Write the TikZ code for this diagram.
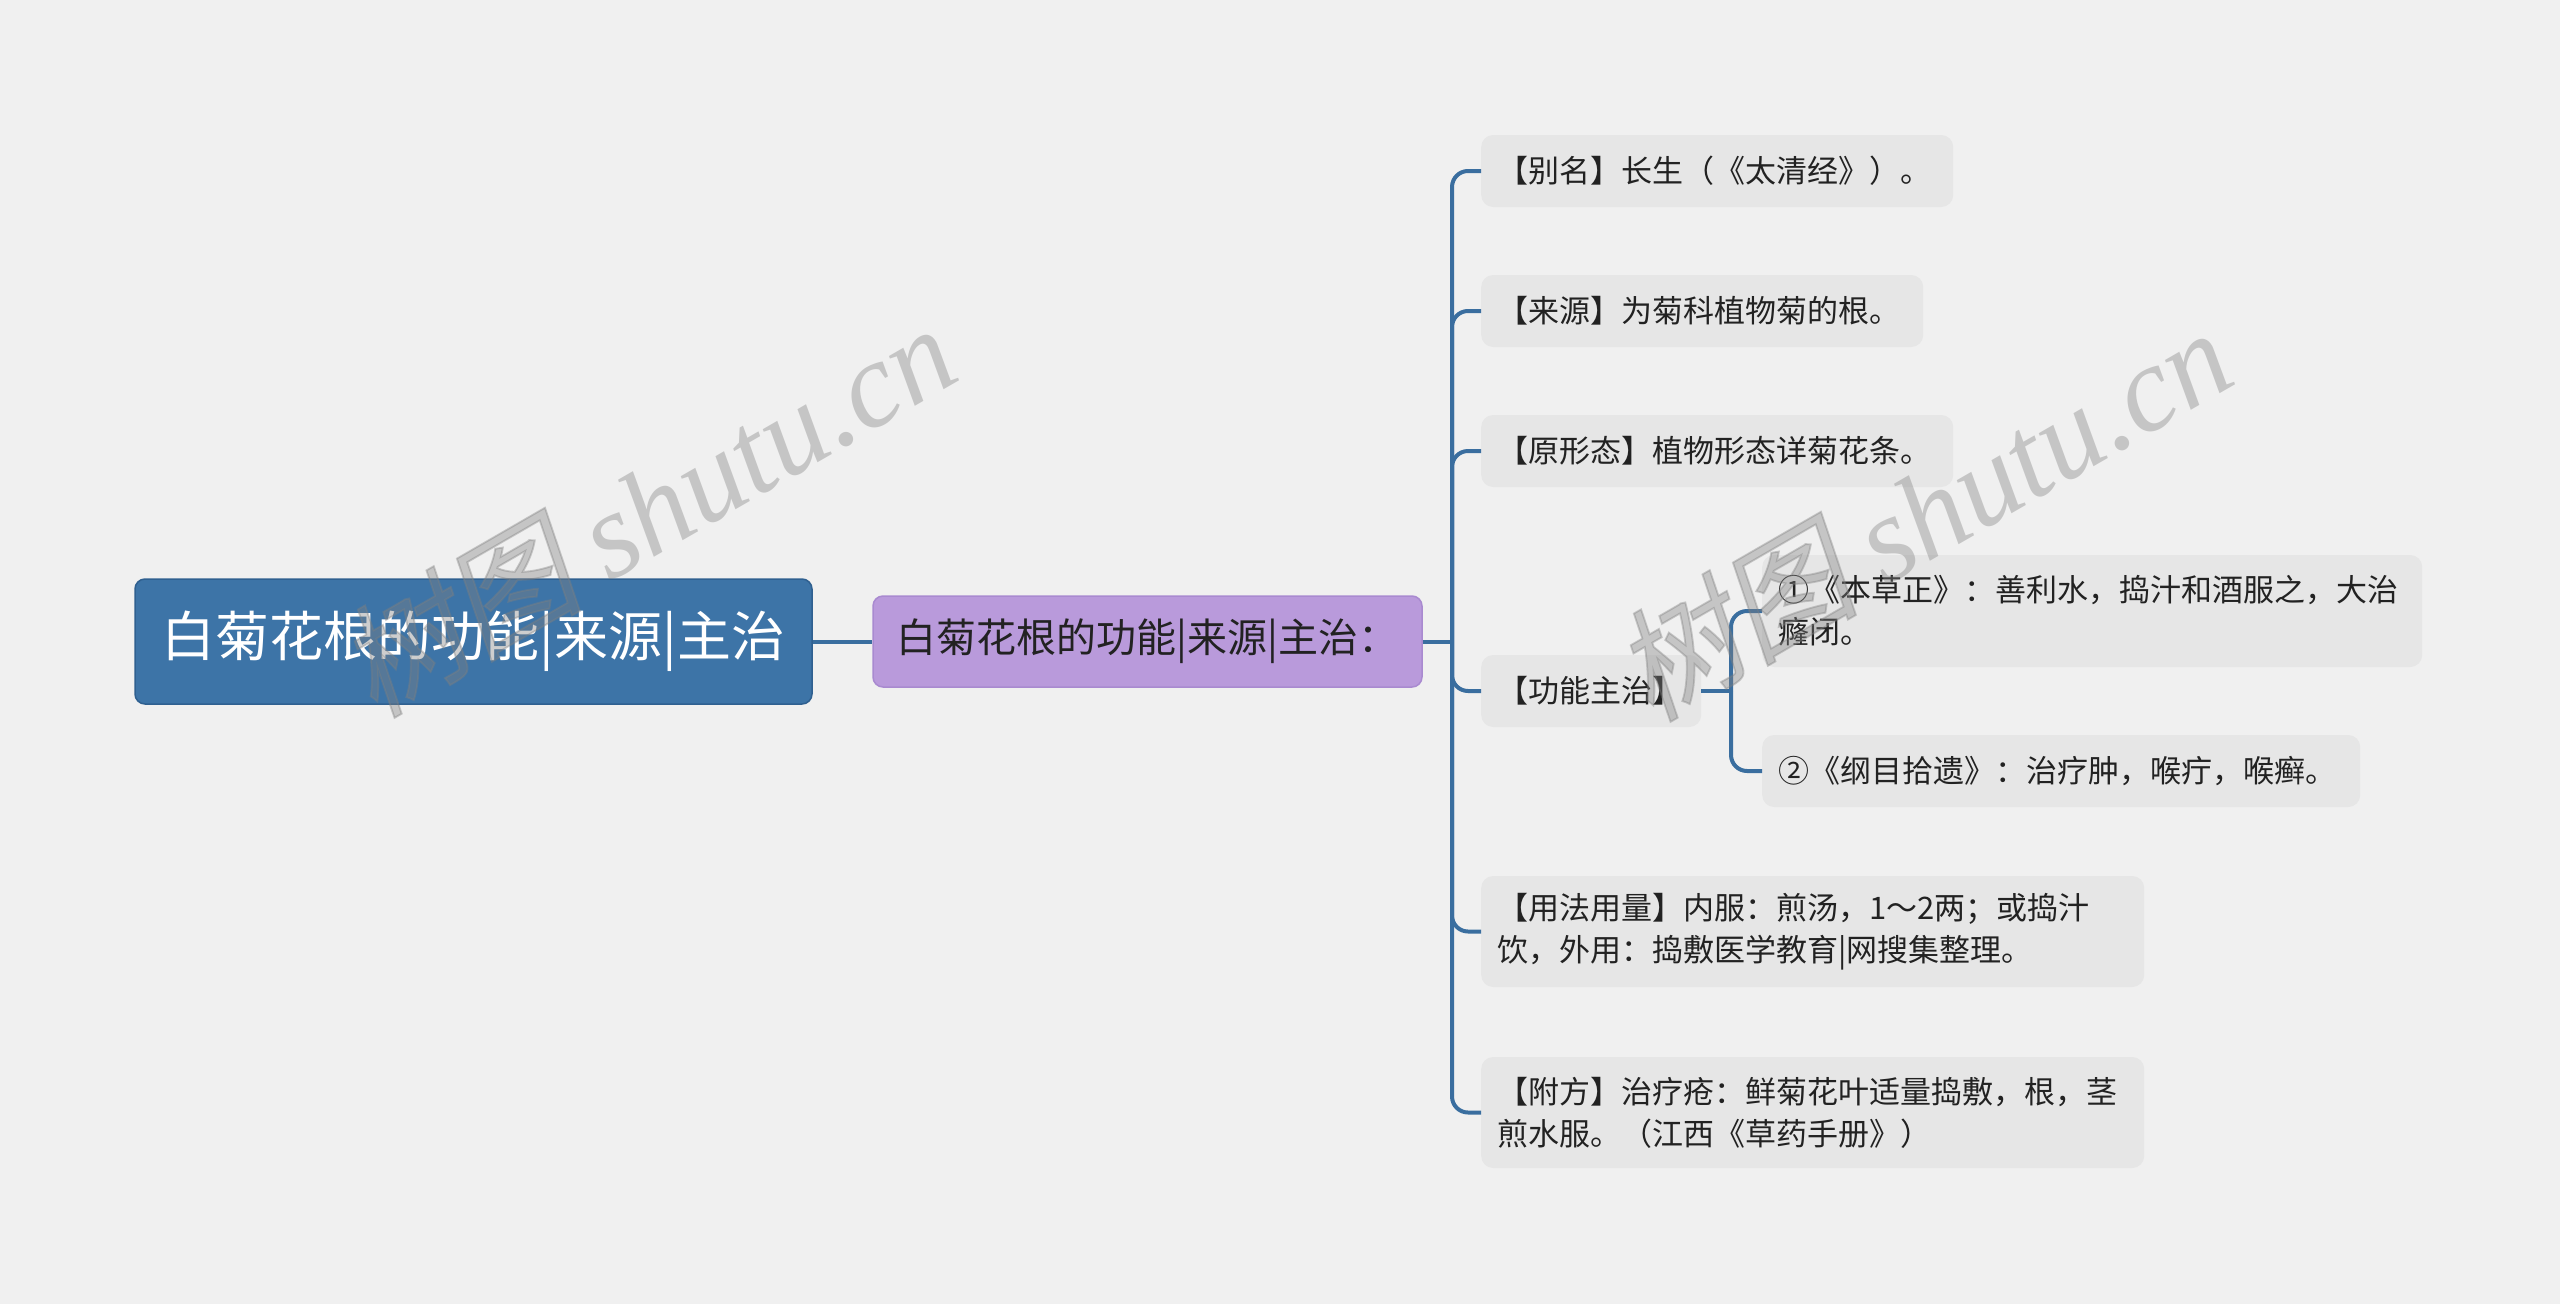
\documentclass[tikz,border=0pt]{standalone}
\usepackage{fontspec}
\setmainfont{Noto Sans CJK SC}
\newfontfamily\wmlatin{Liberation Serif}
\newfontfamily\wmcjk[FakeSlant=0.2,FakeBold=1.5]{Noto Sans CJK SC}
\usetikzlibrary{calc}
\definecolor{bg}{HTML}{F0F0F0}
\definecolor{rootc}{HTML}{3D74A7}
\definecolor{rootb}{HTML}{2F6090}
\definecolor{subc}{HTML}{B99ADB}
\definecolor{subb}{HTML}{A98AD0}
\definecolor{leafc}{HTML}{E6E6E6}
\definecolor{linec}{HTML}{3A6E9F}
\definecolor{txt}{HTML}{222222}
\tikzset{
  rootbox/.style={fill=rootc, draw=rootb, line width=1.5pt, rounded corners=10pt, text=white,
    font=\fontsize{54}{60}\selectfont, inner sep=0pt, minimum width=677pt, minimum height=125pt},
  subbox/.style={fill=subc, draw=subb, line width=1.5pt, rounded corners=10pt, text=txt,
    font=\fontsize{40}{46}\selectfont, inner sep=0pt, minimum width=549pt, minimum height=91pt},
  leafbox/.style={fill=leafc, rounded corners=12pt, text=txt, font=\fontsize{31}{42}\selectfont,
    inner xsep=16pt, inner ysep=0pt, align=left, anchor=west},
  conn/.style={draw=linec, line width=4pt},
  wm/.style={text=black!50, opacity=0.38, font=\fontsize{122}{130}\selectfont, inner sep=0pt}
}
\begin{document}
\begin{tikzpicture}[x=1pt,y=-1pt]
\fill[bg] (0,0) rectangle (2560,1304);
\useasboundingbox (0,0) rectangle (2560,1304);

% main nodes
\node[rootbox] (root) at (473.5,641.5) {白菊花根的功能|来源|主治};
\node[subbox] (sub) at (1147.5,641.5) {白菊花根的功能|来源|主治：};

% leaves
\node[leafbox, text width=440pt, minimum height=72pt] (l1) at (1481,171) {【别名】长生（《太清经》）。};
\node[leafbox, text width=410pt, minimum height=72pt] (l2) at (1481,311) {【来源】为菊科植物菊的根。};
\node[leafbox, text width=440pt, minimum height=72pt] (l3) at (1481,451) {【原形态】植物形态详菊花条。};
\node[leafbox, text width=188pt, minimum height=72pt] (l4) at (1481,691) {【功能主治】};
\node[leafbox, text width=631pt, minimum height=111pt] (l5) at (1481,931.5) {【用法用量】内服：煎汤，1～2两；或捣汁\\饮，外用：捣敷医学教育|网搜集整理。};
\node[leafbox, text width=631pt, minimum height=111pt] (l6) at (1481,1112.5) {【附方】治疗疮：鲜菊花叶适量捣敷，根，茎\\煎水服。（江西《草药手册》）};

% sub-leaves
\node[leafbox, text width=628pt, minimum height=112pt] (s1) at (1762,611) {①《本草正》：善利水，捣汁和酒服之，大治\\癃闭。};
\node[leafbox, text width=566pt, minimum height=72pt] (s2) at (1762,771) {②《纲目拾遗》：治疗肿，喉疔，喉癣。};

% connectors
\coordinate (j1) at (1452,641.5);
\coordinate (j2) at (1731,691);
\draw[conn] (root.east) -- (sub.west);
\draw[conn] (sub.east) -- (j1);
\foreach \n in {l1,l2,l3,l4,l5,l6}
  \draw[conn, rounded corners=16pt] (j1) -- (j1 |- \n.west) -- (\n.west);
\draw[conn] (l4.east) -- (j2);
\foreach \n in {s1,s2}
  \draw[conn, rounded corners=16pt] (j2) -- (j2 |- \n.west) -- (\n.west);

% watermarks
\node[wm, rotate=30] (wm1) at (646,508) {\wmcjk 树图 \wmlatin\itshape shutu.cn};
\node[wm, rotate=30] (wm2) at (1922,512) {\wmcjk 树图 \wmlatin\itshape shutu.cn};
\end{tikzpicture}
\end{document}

**Exercise brief**
Leave out the pictures and retype every line above exactly.

**Complete output**
Write the TikZ code for this diagram.
\documentclass[tikz,border=0pt]{standalone}
\usepackage{fontspec}
\setmainfont{Noto Sans CJK SC}
\newfontfamily\wmlatin{Liberation Serif}
\newfontfamily\wmcjk[FakeSlant=0.2,FakeBold=1.5]{Noto Sans CJK SC}
\usetikzlibrary{calc}
\definecolor{bg}{HTML}{F0F0F0}
\definecolor{rootc}{HTML}{3D74A7}
\definecolor{rootb}{HTML}{2F6090}
\definecolor{subc}{HTML}{B99ADB}
\definecolor{subb}{HTML}{A98AD0}
\definecolor{leafc}{HTML}{E6E6E6}
\definecolor{linec}{HTML}{3A6E9F}
\definecolor{txt}{HTML}{222222}
\tikzset{
  rootbox/.style={fill=rootc, draw=rootb, line width=1.5pt, rounded corners=10pt, text=white,
    font=\fontsize{54}{60}\selectfont, inner sep=0pt, minimum width=677pt, minimum height=125pt},
  subbox/.style={fill=subc, draw=subb, line width=1.5pt, rounded corners=10pt, text=txt,
    font=\fontsize{40}{46}\selectfont, inner sep=0pt, minimum width=549pt, minimum height=91pt},
  leafbox/.style={fill=leafc, rounded corners=12pt, text=txt, font=\fontsize{31}{42}\selectfont,
    inner xsep=16pt, inner ysep=0pt, align=left, anchor=west},
  conn/.style={draw=linec, line width=4pt},
  wm/.style={text=black!50, opacity=0.38, font=\fontsize{122}{130}\selectfont, inner sep=0pt}
}
\begin{document}
\begin{tikzpicture}[x=1pt,y=-1pt]
\fill[bg] (0,0) rectangle (2560,1304);
\useasboundingbox (0,0) rectangle (2560,1304);

% main nodes
\node[rootbox] (root) at (473.5,641.5) {白菊花根的功能|来源|主治};
\node[subbox] (sub) at (1147.5,641.5) {白菊花根的功能|来源|主治：};

% leaves
\node[leafbox, text width=440pt, minimum height=72pt] (l1) at (1481,171) {【别名】长生（《太清经》）。};
\node[leafbox, text width=410pt, minimum height=72pt] (l2) at (1481,311) {【来源】为菊科植物菊的根。};
\node[leafbox, text width=440pt, minimum height=72pt] (l3) at (1481,451) {【原形态】植物形态详菊花条。};
\node[leafbox, text width=188pt, minimum height=72pt] (l4) at (1481,691) {【功能主治】};
\node[leafbox, text width=631pt, minimum height=111pt] (l5) at (1481,931.5) {【用法用量】内服：煎汤，1～2两；或捣汁\\饮，外用：捣敷医学教育|网搜集整理。};
\node[leafbox, text width=631pt, minimum height=111pt] (l6) at (1481,1112.5) {【附方】治疗疮：鲜菊花叶适量捣敷，根，茎\\煎水服。（江西《草药手册》）};

% sub-leaves
\node[leafbox, text width=628pt, minimum height=112pt] (s1) at (1762,611) {①《本草正》：善利水，捣汁和酒服之，大治\\癃闭。};
\node[leafbox, text width=566pt, minimum height=72pt] (s2) at (1762,771) {②《纲目拾遗》：治疗肿，喉疔，喉癣。};

% connectors
\coordinate (j1) at (1452,641.5);
\coordinate (j2) at (1731,691);
\draw[conn] (root.east) -- (sub.west);
\draw[conn] (sub.east) -- (j1);
\foreach \n in {l1,l2,l3,l4,l5,l6}
  \draw[conn, rounded corners=16pt] (j1) -- (j1 |- \n.west) -- (\n.west);
\draw[conn] (l4.east) -- (j2);
\foreach \n in {s1,s2}
  \draw[conn, rounded corners=16pt] (j2) -- (j2 |- \n.west) -- (\n.west);

% watermarks
\node[wm, rotate=30] (wm1) at (646,508) {\wmcjk 树图 \wmlatin\itshape shutu.cn};
\node[wm, rotate=30] (wm2) at (1922,512) {\wmcjk 树图 \wmlatin\itshape shutu.cn};
\end{tikzpicture}
\end{document}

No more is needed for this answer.